The motivation was to "create jobs" (by taking money out of the hands of some and handing it to the insulation industry) and to contribute to Australia's climate change objectives.

The cost was estimated at A$4 billion, so we are talking A$200 per Australian!

The result?

The Australian reports around a million homes have been insulated, of which 160,000 have apparently "shoddy ceiling batts", 80,000 homes have "potentially dangerous insulation", 1,000 roofs have been "electrified", 93 houses have caught fire and 4 deaths have resulted.

Despite extensive questioning, the Australian Federal Government doesn't know which homes are at risk, how it is going to undertake a risk assessment or how it will fix it.

The scheme has been terminated as of last Friday.

The Sydney Morning Herald reports Aussie PM Kevin Rudd has taken ultimate responsibility, indicating Garrett wont be a sacrificial lamb. Interesting given it is election year in Australia.

Why should all this happen?

Well the incentives were all wrong.

For starters, those who take other people's money don't take the same care with it as those whose it was the first place. Those who set up this scheme knew none of them would ever have any financial responsibility for the failure.

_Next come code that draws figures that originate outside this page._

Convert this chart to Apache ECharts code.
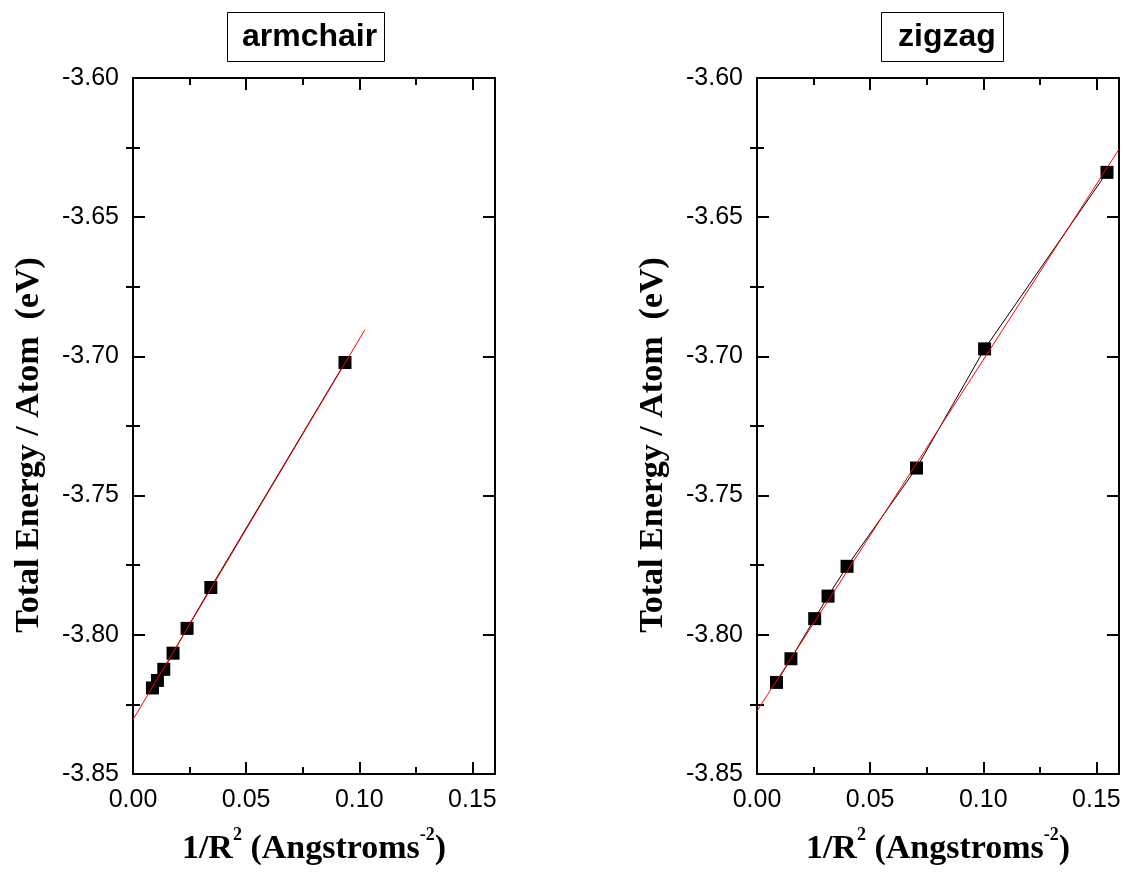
<!DOCTYPE html>
<html>
<head>
<meta charset="utf-8">
<script src="https://cdn.jsdelivr.net/npm/echarts@6/dist/echarts.min.js"></script>
<style>
  html, body { margin: 0; padding: 0; background: #ffffff; }
  #chart { width: 1126px; height: 872px; }
</style>
</head>
<body>
<div id="chart"></div>
<script>
// Armchair tubes: 1/R^2 (Å^-2) vs total energy per atom (eV)
const armchairX = [0.0086, 0.0108, 0.0136, 0.0177, 0.0239, 0.0344, 0.0937];
const armchairY = [-3.8191, -3.8164, -3.8124, -3.8066, -3.7977, -3.7830, -3.7022];
// Linear fit through the armchair points (end points)
const armchairFitX = [0, 0.1025];
const armchairFitY = [-3.8305, -3.6904];

// Zigzag tubes
const zigzagX = [0.0086, 0.0150, 0.0255, 0.0314, 0.0398, 0.0705, 0.1006, 0.1547];
const zigzagY = [-3.8171, -3.8086, -3.7942, -3.7861, -3.7754, -3.7401, -3.6973, -3.6339];
// Linear fit through the zigzag points (end points)
const zigzagFitX = [0, 0.16];
const zigzagFitY = [-3.8274, -3.6256];

// Axis ranges and tick positions
const xRange = [0, 0.16];
const yRange = [-3.85, -3.60];
const xMajorTicks = [0, 0.05, 0.10, 0.15];
const xMinorTicks = [0.025, 0.075, 0.125];
const yMajorTicks = [-3.85, -3.80, -3.75, -3.70, -3.65, -3.60];
const yMinorTicks = [-3.825, -3.775, -3.725, -3.675, -3.625];
const xTickLabels = ['0.00', '0.05', '0.10', '0.15'];
const yTickLabels = ['-3.85', '-3.80', '-3.75', '-3.70', '-3.65', '-3.60'];

const panelTitles = ['armchair', 'zigzag'];
const yAxisTitle = 'Total Energy / Atom  (eV)';

const pairs = (xs, ys) => xs.map((x, i) => [x, ys[i]]);
const labelFor = (ticks, labels) => v => {
  const i = ticks.findIndex(t => Math.abs(t - v) < 1e-9);
  return i >= 0 ? labels[i] : '';
};

const panels = [
  { left: 133, x: armchairX, y: armchairY, fx: armchairFitX, fy: armchairFitY, titleLeft: 227, titlePad: [9, 8, 9, 15] },
  { left: 757, x: zigzagX, y: zigzagY, fx: zigzagFitX, fy: zigzagFitY, titleLeft: 881, titlePad: [9, 8, 9, 17] }
];
const plotTop = 78, plotW = 362, plotH = 696;

const grids = [], xAxes = [], yAxes = [], series = [], titles = [], graphics = [];
const axisLine = { show: true, onZero: false, lineStyle: { color: '#000', width: 2 } };
const tickLine = { color: '#000', width: 2 };
const labelFont = { color: '#000', fontFamily: 'Liberation Sans, Arial, sans-serif', fontSize: 25 };
const nameFont = { fontFamily: 'Liberation Serif, Times New Roman, serif', fontWeight: 'bold', color: '#000' };

panels.forEach((p, k) => {
  const gMain = grids.length;
  grids.push({ left: p.left, top: plotTop, width: plotW, height: plotH, containLabel: false });
  const gMinor = grids.length;
  grids.push({ left: p.left, top: plotTop, width: plotW, height: plotH, containLabel: false });

  const xBase = { type: 'value', min: xRange[0], max: xRange[1], splitLine: { show: false } };
  const yBase = { type: 'value', min: yRange[0], max: yRange[1], splitLine: { show: false } };

  // major ticks, labels and frame
  const xMain = xAxes.length;
  xAxes.push({
    ...xBase, gridIndex: gMain, position: 'bottom', axisLine,
    axisTick: { show: true, inside: true, length: 12, customValues: xMajorTicks, lineStyle: tickLine },
    axisLabel: { show: true, customValues: xMajorTicks, margin: 14, formatter: labelFor(xMajorTicks, xTickLabels), ...labelFont },
    name: '{b|1/R}{s|2}{b| (Angstroms}{s|-2}{b|)}',
    nameLocation: 'middle', nameGap: 50,
    nameTextStyle: {
      rich: {
        b: { ...nameFont, fontSize: 34, lineHeight: 42, verticalAlign: 'bottom' },
        s: { ...nameFont, fontSize: 18, lineHeight: 42, verticalAlign: 'bottom', padding: [0, 0, 22, 0] }
      }
    }
  });
  xAxes.push({
    ...xBase, gridIndex: gMain, position: 'top', axisLine,
    axisTick: { show: true, inside: true, length: 12, customValues: xMajorTicks, lineStyle: tickLine },
    axisLabel: { show: false }
  });
  const yMain = yAxes.length;
  yAxes.push({
    ...yBase, gridIndex: gMain, position: 'left', axisLine,
    axisTick: { show: true, inside: true, length: 12, customValues: yMajorTicks, lineStyle: tickLine },
    axisLabel: { show: true, customValues: yMajorTicks, margin: 14, formatter: labelFor(yMajorTicks, yTickLabels), ...labelFont }
  });
  yAxes.push({
    ...yBase, gridIndex: gMain, position: 'right', axisLine,
    axisTick: { show: true, inside: true, length: 12, customValues: yMajorTicks, lineStyle: tickLine },
    axisLabel: { show: false }
  });

  // minor ticks on all four sides
  ['bottom', 'top'].forEach(pos => xAxes.push({
    ...xBase, gridIndex: gMinor, position: pos, axisLine: { show: false },
    axisTick: { show: true, inside: true, length: 7, customValues: xMinorTicks, lineStyle: tickLine },
    axisLabel: { show: false }
  }));
  ['left', 'right'].forEach(pos => yAxes.push({
    ...yBase, gridIndex: gMinor, position: pos, axisLine: { show: false },
    axisTick: { show: true, inside: true, length: 7, customValues: yMinorTicks, lineStyle: tickLine },
    axisLabel: { show: false }
  }));

  // measured points joined in order
  series.push({
    type: 'line', xAxisIndex: xMain, yAxisIndex: yMain,
    data: pairs(p.x, p.y),
    symbol: 'rect', symbolSize: 13,
    itemStyle: { color: '#000' },
    lineStyle: { color: '#000', width: 1 },
    z: 3, animation: false
  });
  // linear fit
  series.push({
    type: 'line', xAxisIndex: xMain, yAxisIndex: yMain,
    data: pairs(p.fx, p.fy),
    symbol: 'none',
    lineStyle: { color: '#ff0000', width: 1 },
    z: 4, animation: false
  });

  titles.push({
    text: panelTitles[k], left: p.titleLeft, top: 12,
    borderColor: '#000', borderWidth: 1, padding: p.titlePad,
    textStyle: { fontFamily: 'Liberation Sans, Arial, sans-serif', fontWeight: 'bold', fontSize: 32, color: '#000', lineHeight: 32 }
  });

  graphics.push({
    type: 'text', x: p.left - 104, y: 445, rotation: Math.PI / 2,
    style: {
      text: yAxisTitle, ...nameFont, fontSize: 34,
      fill: '#000', align: 'center', verticalAlign: 'middle'
    }
  });
});

const chart = echarts.init(document.getElementById('chart'), null, { renderer: 'canvas' });
chart.setOption({
  backgroundColor: '#ffffff',
  animation: false,
  title: titles,
  grid: grids,
  xAxis: xAxes,
  yAxis: yAxes,
  series: series,
  graphic: graphics
});
</script>
</body>
</html>
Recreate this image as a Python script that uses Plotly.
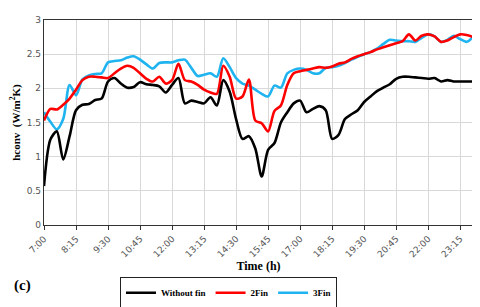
import plotly.graph_objects as go

times_min = [420 + 15 * i for i in range(68)]  # 7:00 .. 23:45

without_fin = [0.57, 1.25, 1.37, 0.96, 1.30, 1.68, 1.76, 1.77, 1.83, 1.85,
               2.10, 2.15, 2.07, 2.01, 2.02, 2.09, 2.06, 2.05, 2.03, 1.94,
               2.05, 2.15, 1.78, 1.82, 1.80, 1.78, 1.87, 1.75, 2.12, 1.95,
               1.55, 1.26, 1.30, 1.12, 0.71, 1.10, 1.20, 1.50, 1.65, 1.78,
               1.82, 1.65, 1.70, 1.74, 1.68, 1.26, 1.32, 1.55, 1.62, 1.68,
               1.80, 1.88, 1.96, 2.01, 2.06, 2.14, 2.17, 2.17, 2.16, 2.15,
               2.14, 2.15, 2.10, 2.12, 2.10, 2.10, 2.10, 2.10]

fin2 = [1.53, 1.70, 1.69, 1.76, 1.85, 1.98, 2.12, 2.17, 2.17, 2.16,
        2.15, 2.22, 2.29, 2.33, 2.30, 2.22, 2.14, 2.10, 2.17, 2.07,
        2.12, 2.36, 2.12, 2.10, 2.05, 1.98, 1.94, 1.92, 2.33, 2.17,
        1.85, 1.88, 2.13, 1.53, 1.49, 1.37, 1.67, 1.75, 2.05, 2.22,
        2.25, 2.27, 2.29, 2.31, 2.30, 2.32, 2.36, 2.38, 2.43, 2.47,
        2.50, 2.53, 2.57, 2.60, 2.63, 2.66, 2.69, 2.79, 2.70, 2.77,
        2.79, 2.76, 2.68, 2.70, 2.75, 2.79, 2.78, 2.75]

fin3 = [1.65, 1.51, 1.40, 1.55, 2.05, 1.90, 2.13, 2.19, 2.21, 2.22,
        2.38, 2.40, 2.41, 2.45, 2.47, 2.42, 2.35, 2.29, 2.37, 2.38,
        2.38, 2.41, 2.42, 2.30, 2.18, 2.20, 2.22, 2.17, 2.44, 2.31,
        2.15, 2.07, 2.04, 1.98, 1.92, 1.88, 2.04, 2.01, 2.22, 2.27,
        2.29, 2.27, 2.22, 2.22, 2.30, 2.31, 2.33, 2.37, 2.42, 2.46,
        2.50, 2.53, 2.58, 2.65, 2.71, 2.70, 2.69, 2.69, 2.68, 2.74,
        2.79, 2.76, 2.68, 2.71, 2.77, 2.72, 2.68, 2.75]

tick_labels = ["7:00", "8:15", "9:30", "10:45", "12:00", "13:15", "14:30",
               "15:45", "17:00", "18:15", "19:30", "20:45", "22:00", "23:15"]
tick_vals = [420 + 75 * i for i in range(len(tick_labels))]

series = [("3Fin", fin3, "#1fb4f0"),
          ("2Fin", fin2, "#ff0000"),
          ("Without fin", without_fin, "#000000")]
legend_rank = {"Without fin": 1, "2Fin": 2, "3Fin": 3}

fig = go.Figure()
for name, vals, col in series:
    fig.add_trace(go.Scatter(x=times_min, y=vals, name=name, mode="lines",
                             legendrank=legend_rank[name],
                             line=dict(color=col, width=2.6, shape="spline", smoothing=0.8)))

serif = "Liberation Serif"
fig.update_layout(
    width=480, height=307,
    margin=dict(l=32, r=15, t=7, b=82),
    paper_bgcolor="white", plot_bgcolor="white",
    showlegend=True,
    legend=dict(orientation="h", x=0.43, y=-0.255, xanchor="center", yanchor="top",
                bordercolor="#222", borderwidth=1,
                font=dict(family=serif, size=9, color="#000", weight="bold"),
                itemwidth=30, tracegroupgap=0, traceorder="normal"),
    font=dict(family="DejaVu Sans", size=9, color="#555"),
)
fig.update_xaxes(range=[420, 1425], tickvals=tick_vals, ticktext=tick_labels,
                 tickangle=-45, showgrid=True, gridcolor="#d9d9d9", gridwidth=1,
                 showline=True, linecolor="#333", linewidth=1.2, mirror=True,
                 ticks="outside", ticklen=4, tickcolor="#333",
                 tickfont=dict(size=9, color="#555"),
                 title=dict(text="<b>Time (h)</b>", font=dict(family=serif, size=12, color="#000"),
                            standoff=0),
                 zeroline=False)
fig.update_yaxes(range=[0, 3], dtick=0.5, showgrid=True, gridcolor="#d9d9d9", gridwidth=1,
                 showline=True, linecolor="#333", linewidth=1.2, mirror=True,
                 tickformat="", tickfont=dict(size=9, color="#555"),
                 title=dict(text="<b>hconv  (W/m<sup>2</sup>K)</b>",
                            font=dict(family=serif, size=11, color="#000"), standoff=4),
                 zeroline=False)
fig.add_annotation(text="<b>(c)</b>", xref="paper", yref="paper", x=-0.074, y=-0.245,
                   xanchor="left", yanchor="top", showarrow=False,
                   font=dict(family=serif, size=15, color="#000"))
fig.write_html("out.html")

Secondly, those who installed the insulation and the hot water systems also knew it was a case of install, then claim. They knew their work wouldn't be inspected, the customer wasn't THAT careful since it was being installed for free and if there was a need to take a short-cut, they would still be paid.

Thirdly, the home owners whose homes are affected, having no financial relationship with the installer, had little leverage after the fact.

The bottom line is that if home owners get a financial advantage from insulation and improving heating/air conditioning systems, they can make the judgment themselves about spending money on it. Why all taxpayers, including those who already spent their money on such improvements, and those who don't own homes, should subsidise those who don't, is astonishing.

It is the sort of collective groupspeak that claims "we will save" a fortune if everyone does it that blinds public policy to what is simply a matter of private benefit. I save nothing if my neighbour saves money on heating or air conditioning, it is of no benefit to me. If I asked my neighbour to help me pay for insulation because it would save my power bills, and might even save costs of health care, the neighbour would rightfully tell me to leave, politely.

The Sydney Morning Herald reports the result is that the insulation industry is in crisis. This, of course, serves them right for trusting government and wanting to benefit off the back of taxpayers rather than customers.

"Several companies have been running their factories 24 hours a day, seven days a week for months, creating a huge glut of batts that are now largely unwanted in the wake of the rebate scheme being axed"

Tough, when you deal with politicians then sometimes you pay the price. Taxpayers had no choice to pay for you being a party to this filthy little arrangement, now you pay. You no longer have nanny state to pay your bills, and you've screwed things up so badly that domestic private consumers don't want to touch it. How sad, but now an opportunity for NZ installers to source some cheap stock?

"Fletcher Insulation makes about 40 per cent of Australia's insulation, and managing director David Isaacs said he expected 8000 jobs to be lost from the industry."

Nice own goal there for both the industry and the government. Nice job creator Labor. Sad for those losing their jobs, but how many of them thought the Labor Party would look after them?

How many will still, like sheeple, tick Labor this year?

2 comments:

FAIRFACTS MEDIA said...

Excellent piece there.
Andrew Bolt has a nice column on the subject too.

KG said...

Great post! Socialism, consequences, costs.....
But the sheeple still will not make the connections.